2. Treatment of Excess Cash as Business Income: Similarly, the excess cash found during the survey, Rs. 9,84,843/- for Vijay Kumar Surana and Rs. 8,55,607/- for Rajendra Kumar Surana, was also contested. The Revenue contended that this should be treated as income from undisclosed sources. However, the CIT(A) and the Tribunal found that the excess cash was part of the business income. The Tribunal noted that the cash was recorded in the books and shown on the credit side of the profit and loss account. The treatment of excess cash was consistent with the treatment of excess stock, and no evidence suggested that the cash was from any source other than the business operations.

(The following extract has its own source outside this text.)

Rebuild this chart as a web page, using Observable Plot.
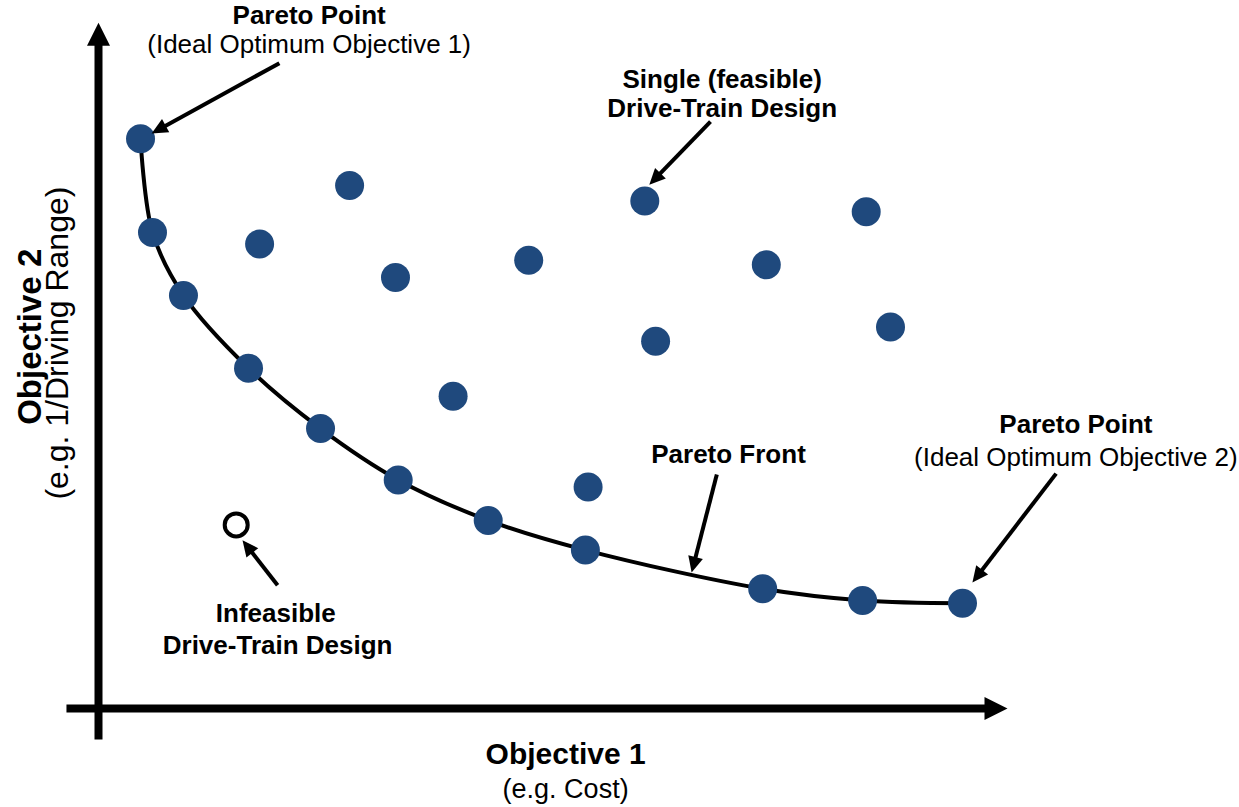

3. Applicability of Section 115BBE of the Income Tax Act, 1961: The Revenue argued that the provisions of Section 115BBE, which prohibit deductions in respect of expenditure or allowance for income from undisclosed sources, should apply. However, the CIT(A) and the Tribunal concluded that Section 115BBE was not applicable in this case. The Tribunal observed that the amendment to Section 115BBE, which includes the prohibition of set-off of any loss, was effective from 01.04.2017, whereas the assessment year in question was 2015-16. Therefore, the provisions of Section 115BBE could not be applied retrospectively. The Tribunal also emphasized that the excess stock and cash were part of the business income, not income from other sources, further supporting the non-applicability of Section 115BBE.
Conclusion: The Tribunal upheld the CIT(A)'s decision to treat the excess stock and cash as business income and confirmed that Section 115BBE was not applicable for the assessment year 2015-16. The appeals by the Revenue were dismissed, and the findings of the CIT(A) were affirmed for both Vijay Kumar Surana and Rajendra Kumar Surana.